Development and validation of a pragmatic natural language processing approach to identifying falls in older adults in the emergency department.

BACKGROUND: Falls among older adults are both a common reason for presentation to the emergency department, and a major source of morbidity and mortality. It is critical to identify fall patients quickly and reliably during, and immediately after, emergency department encounters in order to deliver appropriate care and referrals. Unfortunately, falls are difficult to identify without manual chart review, a time intensive process infeasible for many applications including surveillance and quality reporting. Here we describe a pragmatic NLP approach to automating fall identification. METHODS: In this single center retrospective review, 500 emergency department provider notes from older adult patients (age 65 and older) were randomly selected for analysis. A simple, rules-based NLP algorithm for fall identification was developed and evaluated on a development set of 1084 notes, then compared with identification by consensus of trained abstractors blinded to NLP results.
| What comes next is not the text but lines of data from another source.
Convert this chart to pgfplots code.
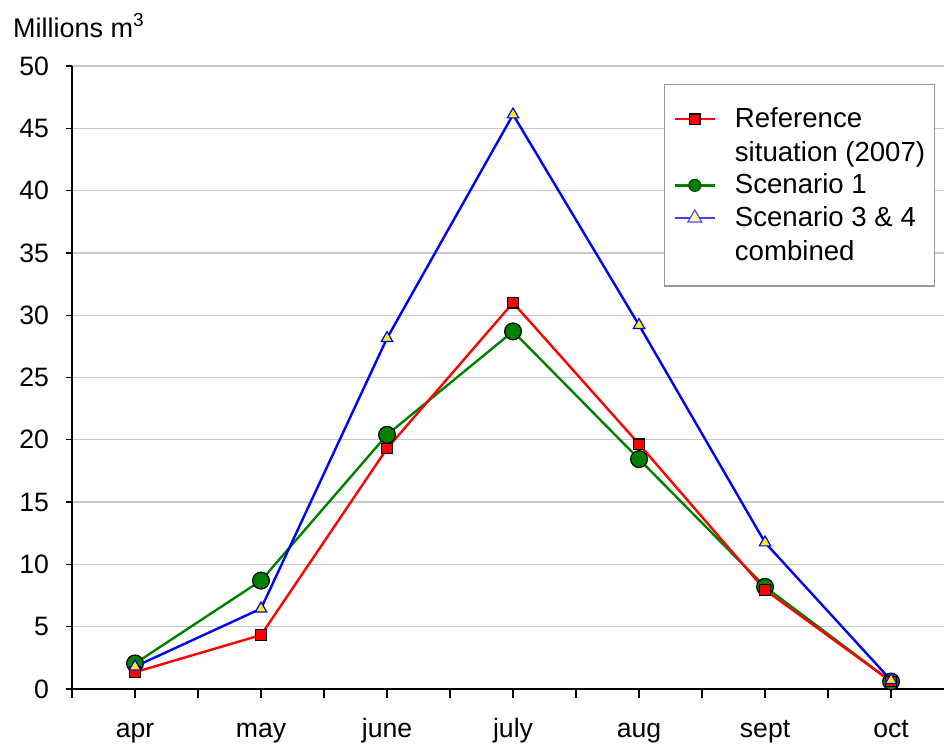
\documentclass[border=0pt]{standalone}
\usepackage{fontspec}
\setmainfont{Liberation Sans}
\usepackage{pgfplots}
\pgfplotsset{compat=1.18}

\definecolor{refred}{RGB}{255,0,0}
\definecolor{scgreen}{RGB}{0,128,0}
\definecolor{scblue}{RGB}{0,0,255}
\definecolor{gridgray}{RGB}{200,200,200}

\begin{document}
\begin{tikzpicture}
\path[use as bounding box] (-36pt,-27.5pt) rectangle (436pt,344.5pt);
\begin{axis}[
    at={(0,0)}, anchor=south west,
    scale only axis,
    width=436pt, height=311.5pt,
    xmin=-0.5, xmax=6.42,
    ymin=0, ymax=50,
    ytick={0,5,...,50},
    ymajorgrids,
    grid style={gridgray, line width=0.6pt},
    axis x line=bottom, axis y line=left,
    axis line style={-, black, line width=0.6pt},
    tick align=outside,
    major tick length=3pt,
    tick style={black, line width=0.6pt},
    xtick={-0.5,0.5,...,5.5},
    xticklabels={},
    extra x ticks={0,1,2,3,4,5,6},
    extra x tick labels={apr,may,june,july,aug,sept,oct},
    extra x tick style={major tick length=0pt,
        xticklabel style={anchor=base, yshift=-24.5pt}},
    xtick style={/pgfplots/major tick length=4.5pt},
    /pgf/number format/assume math mode=true,
    ticklabel style={font=\fontsize{13.3}{16}\selectfont},
    yticklabel style={xshift=-5pt},
    ylabel={Millions m\textsuperscript{3}},
    ylabel style={rotate=-90, anchor=base west, at={(axis description cs:0,1)},
        xshift=-33pt, yshift=14.5pt, font=\fontsize{13.5}{16}\selectfont},
    legend style={at={(rel axis cs:0.679,0.971)}, anchor=north west,
        draw=gray!80, line width=0.6pt, inner xsep=4.5pt, inner ysep=11.5pt,
        font=\fontsize{13.8}{16.8}\selectfont,
        nodes={inner ysep=0pt, inner xsep=0pt},
        cells={align=left}, row sep=4.8pt, column sep=9.5pt},
    legend cell align=left,
    legend image code/.code={
        \draw[mark repeat=2,mark phase=2] plot coordinates {(0cm,0cm) (0.35cm,0cm) (0.7cm,0cm)};},
]
\addlegendimage{refred, line width=1.2pt, mark=square*, mark size=2.6pt,
    mark options={fill=refred, draw=black, line width=0.6pt},
    legend image code/.code={
        \draw[mark repeat=2,mark phase=2] plot coordinates {(0cm,8.4pt) (0.35cm,8.4pt) (0.7cm,8.4pt)};}}
\addlegendentry{Reference\\situation (2007)}
\addlegendimage{scgreen, line width=1.2pt, mark=*, mark size=3pt,
    mark options={fill=scgreen, draw=scgreen!60!black, line width=0.6pt}}
\addlegendentry{Scenario 1}
\addlegendimage{scblue!75, line width=1.2pt, mark=triangle*, mark size=4pt,
    mark options={fill=yellow!35, draw=scblue!70, line width=0.6pt},
    legend image code/.code={
        \draw[mark repeat=2,mark phase=2] plot coordinates {(0cm,8.4pt) (0.35cm,8.4pt) (0.7cm,8.4pt)};}}
\addlegendentry{Scenario 3 \& 4\\combined}

% Scenario 1
\addplot[scgreen, line width=1.2pt, mark=*, mark size=4.2pt,
    mark options={fill=scgreen, draw=black, line width=0.6pt}, forget plot]
    coordinates {(0,2.05) (1,8.7) (2,20.4) (3,28.7) (4,18.45) (5,8.2) (6,0.6)};
% Reference situation (2007)
\addplot[refred, line width=1.2pt, mark=square*, mark size=2.6pt,
    mark options={fill=refred, draw=black, line width=0.6pt}, forget plot]
    coordinates {(0,1.35) (1,4.33) (2,19.3) (3,31.0) (4,19.65) (5,7.95) (6,0.6)};
% Scenario 3 & 4 combined
\addplot[scblue, line width=1.2pt, mark=triangle*, mark size=3.3pt,
    mark options={fill=yellow, draw=scblue, line width=0.6pt}, forget plot]
    coordinates {(0,1.8) (1,6.45) (2,28.15) (3,46.1) (4,29.2) (5,11.75) (6,0.7)};
\end{axis}
\end{tikzpicture}
\end{document}
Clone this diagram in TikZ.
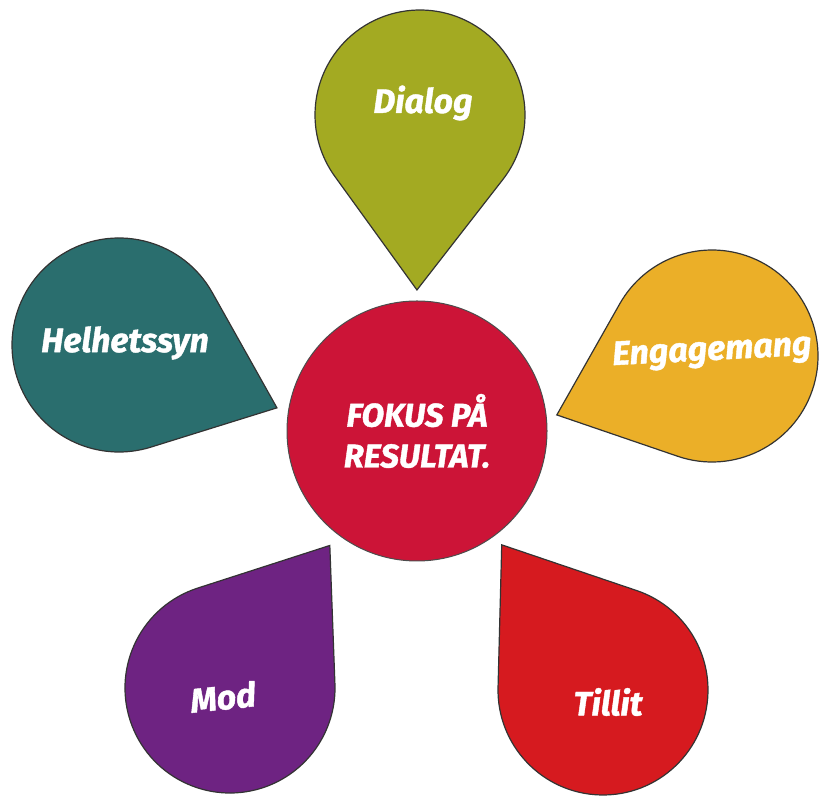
\documentclass[tikz,border=0pt]{standalone}
\usepackage{fontspec}
\setmainfont{Fira Sans}
\newfontfamily\heavyfont{Fira Sans}[BoldItalicFeatures={FakeBold=1.2}]
\definecolor{dialoggreen}{HTML}{A3AA22}
\definecolor{helhetteal}{HTML}{2A6E6E}
\definecolor{engageamber}{HTML}{EBAF28}
\definecolor{modpurple}{HTML}{6E2382}
\definecolor{tillitred}{HTML}{D61A1F}
\definecolor{fokusred}{HTML}{CC1437}
\tikzset{
  drop/.style={draw=black!80, line width=1.2bp, line join=miter},
  droptext/.style={text=white, inner sep=1bp, font=\fontsize{34}{36}\selectfont\heavyfont\bfseries\itshape},
}
% teardrop: colour, centre, direction of tip, distance to tip, radius
\newcommand{\drop}[5]{%
  \begin{scope}[shift={#2}, rotate=#3]
    \pgfmathsetmacro\tang{acos(#5/#4)}
    \filldraw[drop, fill=#1] (#4bp,0bp) -- (\tang:#5bp)
      arc[start angle=\tang, end angle=360-\tang, radius=#5bp] -- cycle;
  \end{scope}}
\begin{document}
\begin{tikzpicture}[x=1bp, y=1bp]
	\useasboundingbox (0,0) rectangle (819,796);
	\drop{dialoggreen}{(420,681)}{-91}{175}{105}
	\drop{helhetteal}{(119,451)}{-21.7}{170}{107}
	\drop{engageamber}{(712,440)}{200.8}{166}{106}
	\drop{modpurple}{(230,108)}{55}{174}{105}
	\drop{tillitred}{(603,106)}{124.9}{177}{105}
	\node[circle, minimum size=260bp, fill=fokusred, draw=black!70, line width=1bp,
	      droptext, align=center, font=\fontsize{33}{41}\selectfont\heavyfont\bfseries\itshape]
	      (fokus) at (417,365) {FOKUS PÅ\\RESULTAT.};
	\node[droptext] (dialog) at (423,693) {Dialog};
	\node[droptext] (helhet) at (125,453) {Helhetssyn};
	\node[droptext, rotate=3] (engage) at (712,444) {Engagemang};
	\node[droptext, rotate=6] (mod) at (223,99) {Mod};
	\node[droptext] (tillit) at (608,94) {Tillit};
\end{tikzpicture}
\end{document}
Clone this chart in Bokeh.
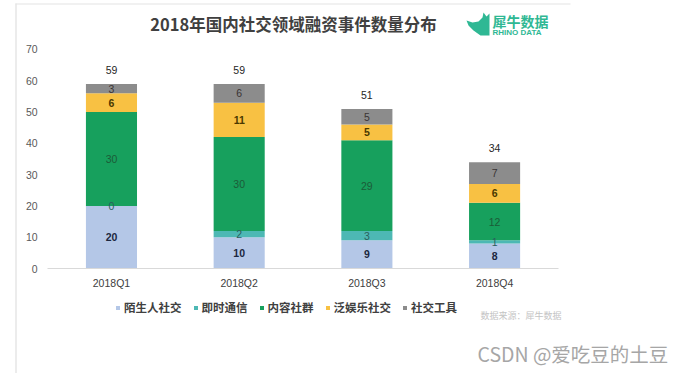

RESULTS: The NLP pipeline demonstrated a recall (sensitivity) of 95.8%, specificity of 97.4%, precision of 92.0%, and F1 score of 0.939 for identifying fall events within emergency physician visit notes, as compared to gold standard manual abstraction by human coders. CONCLUSIONS: Our pragmatic NLP algorithm was able to identify falls in ED notes with excellent precision and recall, comparable to that of more labor-intensive manual abstraction. This finding offers promise not just for improving research methods, but as a potential for identifying patients for targeted interventions, quality measure development and epidemiologic surveillance.